This post originally appeared on Forbes
It’s no secret that the volatile and unstable climate we face in business today takes its toll on our employees. According to a recent study, a full 42% of employees feel disengaged at work, costing U.S. businesses nearly $350 billion dollars a year. What’s perhaps even more surprising is what’s at the root of this: Feeling undervalued is actually the leading cause of stress in the workplace, and one of the top causes of turnover and low engagement.
The good news: Recognizing your people’s work and input is a simple antidote to feeling undervalued, and what’s more, it is easy and inexpensive to implement. It will leave your employees feeling strong, resilient, and engaged — helping to buck the trends of skyrocketing turnover rates, productivity impairment and morale issues.
Ninety percent of leaders say that employee engagement is essential to their business. As people managers and executives, we can all use these three simple ways to shore up recognition in the workplace, and achieve that sweet spot of engagement your employees are craving — and your business needs.
1. They’ll value work when you value them.
We often think that recognition has to have a dollar sign attached to it, but our research at meQuilibrium has proven that monetary compensation alone doesn’t cut it. In fact, in a recent study, 70% of surveyed employees reported their most meaningful recognition to have been non-monetary. So, what’s more motivating than a cash bonus? Knowing that you make a difference.
Invest time in your people. The more invested you are in them, the more they will be connected and committed to the company. Help people understand that they aren’t a cog in the wheel. In fact, the wheel wouldn’t turn without them. Make non-monetary investments in your employees by acknowledging their worth. Set aside time to check in with them regularly — not just for annual reviews — and be receptive to their input as well, establishing an ongoing two-way dialogue that welcomes open communication and growth. Investing in your employees shows them that they are important — and so is the work they do.
2. There’s not a one-size-fits-all model.

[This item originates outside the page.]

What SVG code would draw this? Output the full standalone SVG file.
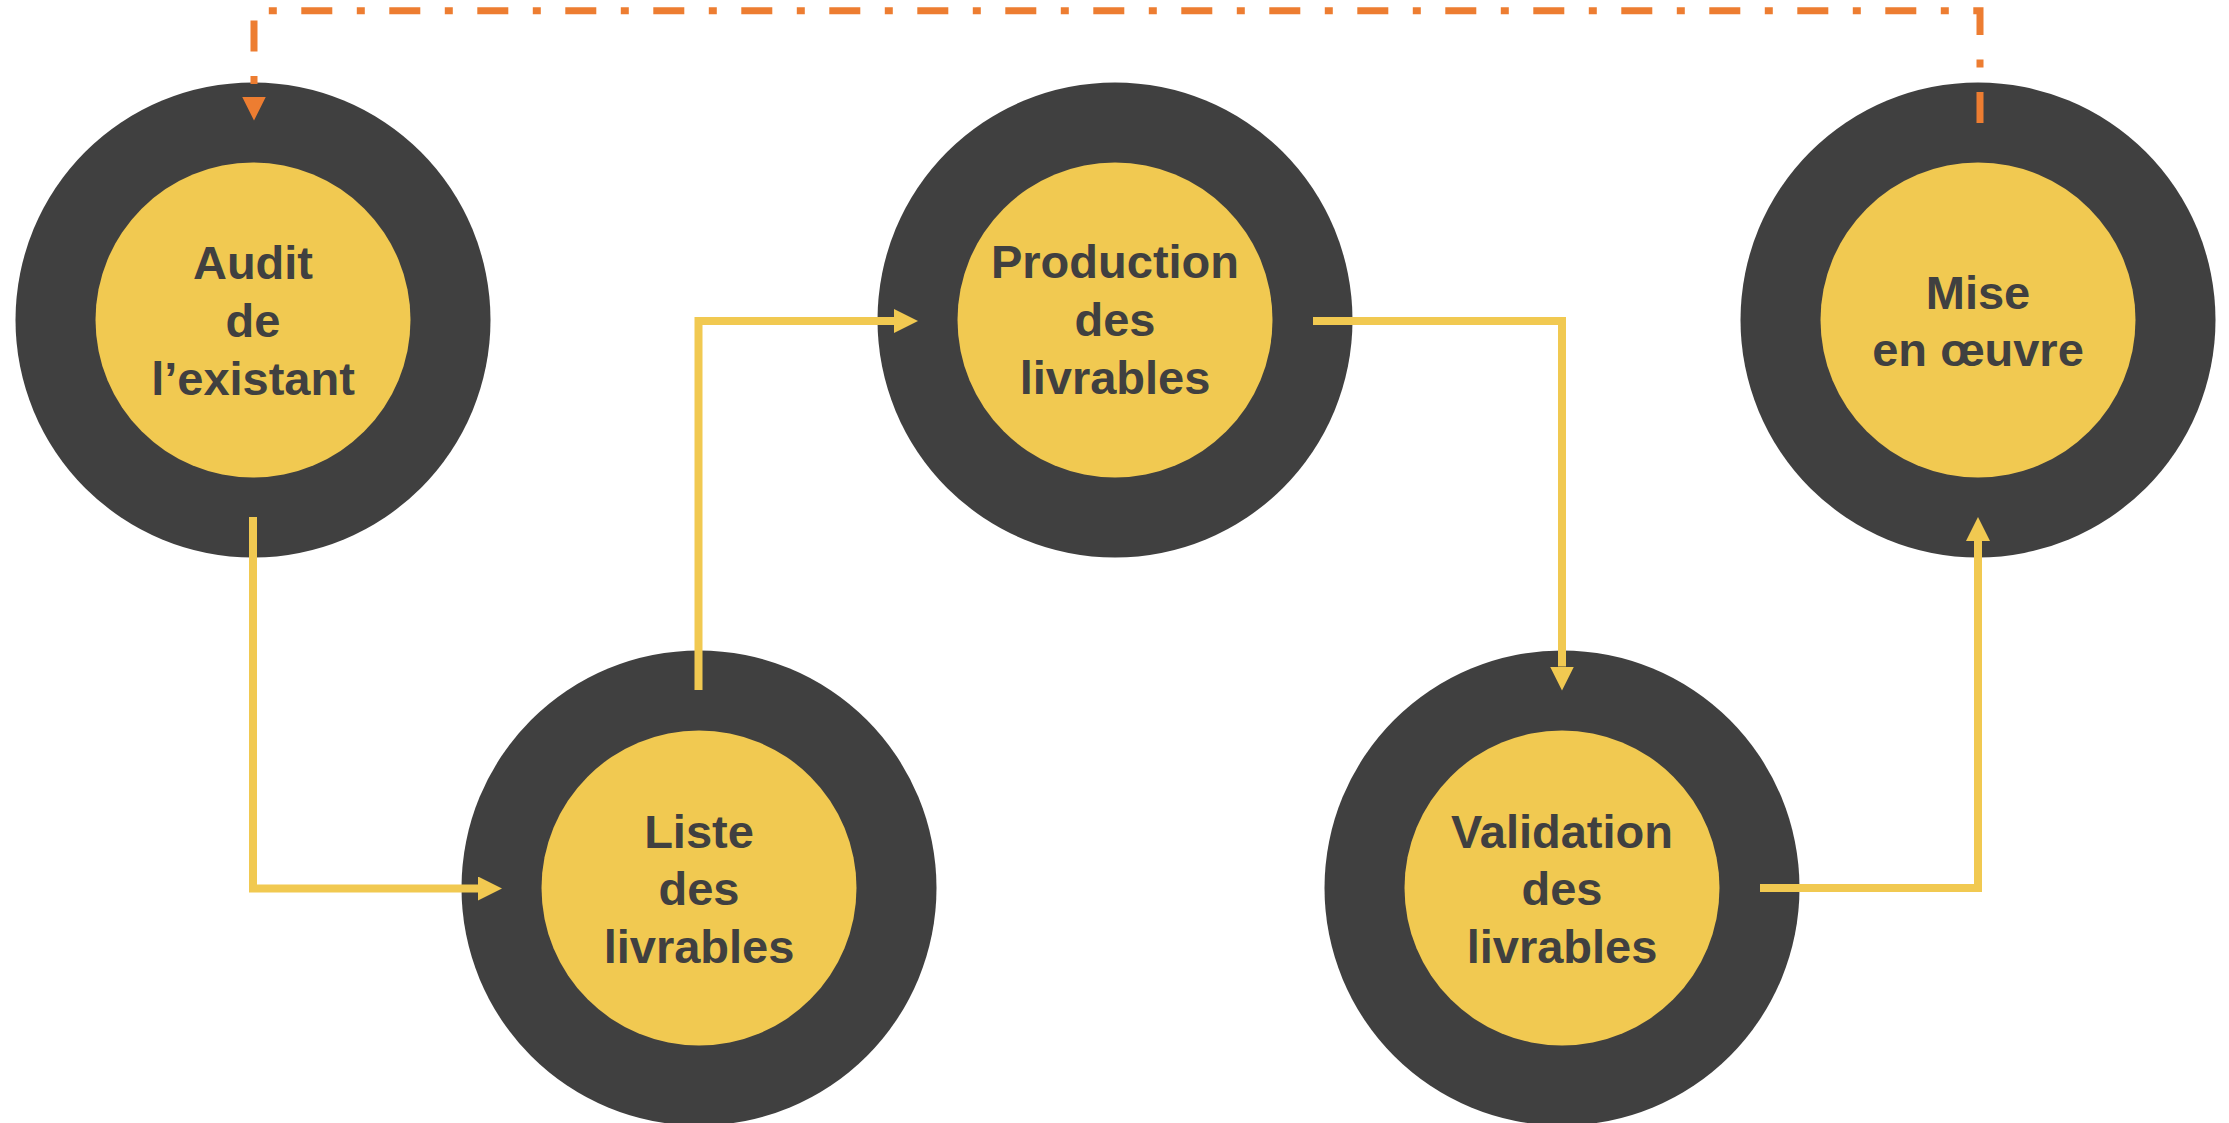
<svg xmlns="http://www.w3.org/2000/svg" width="2229" height="1123" viewBox="0 0 2229 1123">
<style>
.outer{fill:#404040}
.inner{fill:#F1C951}
.lbl{font-family:"Liberation Sans",Arial,sans-serif;font-weight:bold;font-size:47px;fill:#404040;text-anchor:middle}
.flow{fill:none;stroke:#F1C951;stroke-width:8}
.loop{fill:none;stroke:#ED7D31;stroke-width:7;stroke-dasharray:31 24.5 8 24.5}
</style>
<defs>
<marker id="ay" markerUnits="userSpaceOnUse" markerWidth="24" markerHeight="24" viewBox="0 0 24 24" refX="0" refY="12" orient="auto"><path d="M0,0 L24,12 L0,24 z" fill="#F1C951"/></marker>
<marker id="ao" markerUnits="userSpaceOnUse" markerWidth="24" markerHeight="24" viewBox="0 0 24 24" refX="0" refY="12" orient="auto"><path d="M0,0 L24,12 L0,24 z" fill="#ED7D31"/></marker>
</defs>
<rect width="2229" height="1123" fill="#FFFFFF"/>
<g id="node-audit">
<circle class="outer" cx="253" cy="320" r="237.5"/>
<circle class="inner" cx="253" cy="320" r="157.5"/>
<text class="lbl" x="253" y="279">Audit</text>
<text class="lbl" x="253" y="337">de</text>
<text class="lbl" x="253" y="395">l’existant</text>
</g>
<g id="node-liste">
<circle class="outer" cx="699" cy="888" r="237.5"/>
<circle class="inner" cx="699" cy="888" r="157.5"/>
<text class="lbl" x="699" y="848">Liste</text>
<text class="lbl" x="699" y="905">des</text>
<text class="lbl" x="699" y="963">livrables</text>
</g>
<g id="node-production">
<circle class="outer" cx="1115" cy="320" r="237.5"/>
<circle class="inner" cx="1115" cy="320" r="157.5"/>
<text class="lbl" x="1115" y="278">Production</text>
<text class="lbl" x="1115" y="336">des</text>
<text class="lbl" x="1115" y="394">livrables</text>
</g>
<g id="node-validation">
<circle class="outer" cx="1562" cy="888" r="237.5"/>
<circle class="inner" cx="1562" cy="888" r="157.5"/>
<text class="lbl" x="1562" y="848">Validation</text>
<text class="lbl" x="1562" y="905">des</text>
<text class="lbl" x="1562" y="963">livrables</text>
</g>
<g id="node-mise">
<circle class="outer" cx="1978" cy="320" r="237.5"/>
<circle class="inner" cx="1978" cy="320" r="157.5"/>
<text class="lbl" x="1978" y="309">Mise</text>
<text class="lbl" x="1978" y="366">en œuvre</text>
</g>
<g id="connectors">
<path class="flow" d="M253,517 V888.5 H478" marker-end="url(#ay)"/>
<path class="flow" d="M698.5,690 V321 H894" marker-end="url(#ay)"/>
<path class="flow" d="M1313,321 H1562 V666.5" marker-end="url(#ay)"/>
<path class="flow" d="M1760,888 H1978 V541" marker-end="url(#ay)"/>
<path class="loop" d="M1980,123 V10.7 H254 V96.5" marker-end="url(#ao)"/>
</g>
</svg>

One mistake leaders commonly make: Expecting everyone to feel appreciated in the same ways we do. It’s crucial to understand what motivates your employees so that your recognition efforts don’t go to waste. For example, an HR director from a mining and basic-materials company reported “one-on-one meetings” to be highly effective amongst her staff, while large-scale communications events to be highly less motivational.
Once you’ve established a rapport with your team members, you’ll better understand how to personalize your recognition methods. For instance, if you know that one of your employees is seeking career growth in particular, make an effort to provide him or her with networking opportunities. Or if your employees strongly value time spent with their families, plan company outings to family-friendly places where they can invite them to join. When you reward your teams, pay attention to how it’s received, and use trial and error to adjust your methods. Working to achieve the sweet spot of recognition motivates and makes people feel truly appreciated for their efforts.
3. Don’t just validate — empower.
Research shows that the harder a project is, the prouder we feel of it. That’s because we feel most engaged and focused when we are challenged. But in order for challenge to have a positive impact on the employee, we need to show them that stressful situations are manageable. A Harvard study showed that when participants felt threatened, they became easily overwhelmed and less competent. But when they felt encouraged, they actually felt more motivated and performed better on the given task because of the confidence they had in their abilities. (See the Yerkes-Dodson Law in psychology.)
Show you believe in your team members’ abilities by praising their progress and lauding their process — not just results. Showing them that their efforts are what matter will give them the confidence to take on new challenges.
Bottom line: Recognition is foundational to success and easy to implement. Whether you consider yourself a recognition pro, or you could brush up on those appreciation skills, develop a culture of praise. Spread it freely and sow its seeds. You’ll be amazed by how your employees’ engagement will grow.